Monday, Feb. 16, 1953
Odds on the Weather
Some time within the next hundred years, the hottest spot in North America (California's Death Valley) will swelter at a temperature of 130DEG F. In northern Montana, at least once during the next century, thermometers will register a numbing 64DEG below zero.
These are the predictions of Arnold Court, onetime chief climatologist for the quartermaster general of the U.S. Army. All Court had to work with were 30 years of records made by other weathermen and the weatherproof equations of the statistical theory of extreme values. But the chances that he is correct, says Court in the latest issue of Geographical Review, are 99 out of 100.

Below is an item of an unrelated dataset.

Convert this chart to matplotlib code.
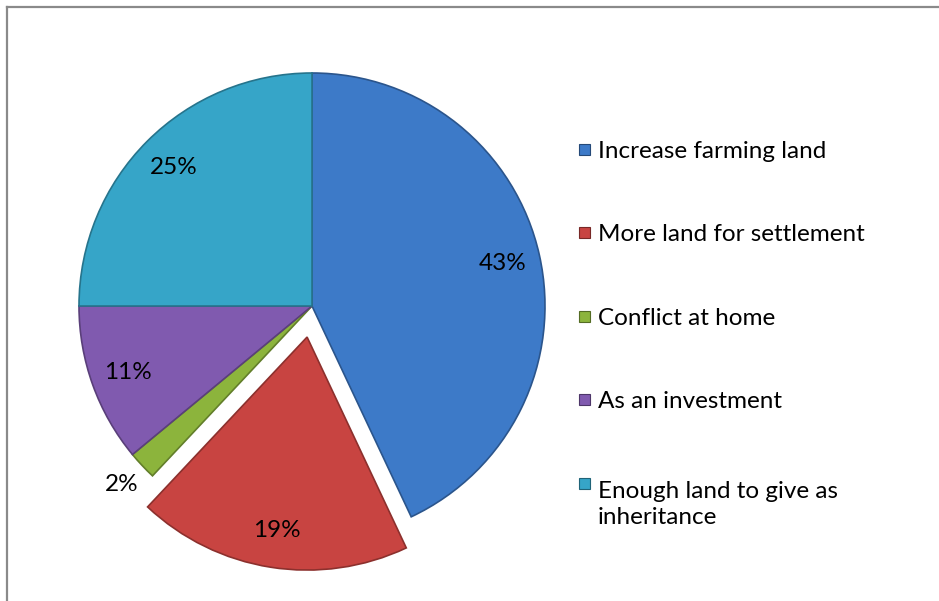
import numpy as np
import matplotlib
matplotlib.use("Agg")
import matplotlib.pyplot as plt
from matplotlib.patches import Rectangle
from matplotlib.lines import Line2D
from matplotlib.colors import to_rgb

# ---- data ----
labels = ["Increase farming land", "More land for settlement", "Conflict at home",
          "As an investment", "Enough land to give as\ninheritance"]
shares = [43, 19, 2, 11, 25]
colors = ["#3D7AC8", "#C84441", "#8CB43C", "#805AAF", "#36A5C8"]
explode_frac = [0, 0.135, 0, 0, 0]

plt.rcParams['font.family'] = ['Lato', 'DejaVu Sans']

W, H = 939, 601
fig = plt.figure(figsize=(W / 100, H / 100), dpi=100)
ax = fig.add_axes([0, 0, 1, 1])


def darker(c, f=0.75):
    r, g, b = to_rgb(c)
    return (r * f, g * f, b * f)


# pie, drawn in pixel units (y up); explode is in data units, so scale by radius
cx, cy, r = 312, H - 306, 233
wedges, texts, autotexts = ax.pie(
    shares, colors=colors, explode=[e * r for e in explode_frac], startangle=90,
    counterclock=False, center=(cx, cy), radius=r, autopct="%1.0f%%", pctdistance=0.84,
    wedgeprops=dict(linewidth=1.2), textprops=dict(fontsize=17.5, color="black"))
for w, c in zip(wedges, colors):
    w.set_edgecolor(darker(c, 0.7))

# the tiny slice gets its label outside
small = int(np.argmin(shares))
w = wedges[small]
mid = np.radians((w.theta1 + w.theta2) / 2)
autotexts[small].set_position((cx + 1.12 * r * np.cos(mid), cy + 1.12 * r * np.sin(mid)))

ax.set_xlim(0, W)
ax.set_ylim(0, H)
ax.set_aspect("equal")
ax.axis("off")

# legend on the right
base_y = [158, 241, 325, 408, 492]
line_gap = 32
for lab, c, by in zip(labels, colors, base_y):
    nlines = lab.count("\n")
    ax.add_patch(Rectangle((579, H - by + 3), 11, 11, facecolor=c,
                           edgecolor=darker(c, 0.6), linewidth=0.8))
    # baseline alignment of multi-line text uses the last line
    ax.text(598, H - by - nlines * line_gap, lab, fontsize=17.5, ha="left",
            va="baseline", linespacing=1.32, color="black")

# chart area frame (only top and left edges visible)
fig.add_artist(Line2D([6.5 / W, 1], [1 - 6.5 / H, 1 - 6.5 / H], transform=fig.transFigure,
                      color="#8A8A8A", linewidth=1.6))
fig.add_artist(Line2D([6.5 / W, 6.5 / W], [0, 1 - 6.5 / H], transform=fig.transFigure,
                      color="#8A8A8A", linewidth=1.6))

fig.savefig("out.png", dpi=100)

According to Court's calculations, residents of Portland, Me. will shudder in -- 28DEG cold and swelter in 107DEG heat before another hundred years have passed. New York City's climate will swing between 107DEG and --16DEG, while the great plains of the Midwest will reach 115DEG or higher. Los Angeles, says Court, will have to face an embarrassing 23DEG chill, but Angelenos can take consolation in the fact that the Florida coast will feel an even colder 9DEG. Despite the high odds that he is correct, Court, like any experienced weatherman, hedges his prophecies. All predictions, says he, assume that the climate in general, which has been changing slowly since the last ice age, will not change much more for at least another century.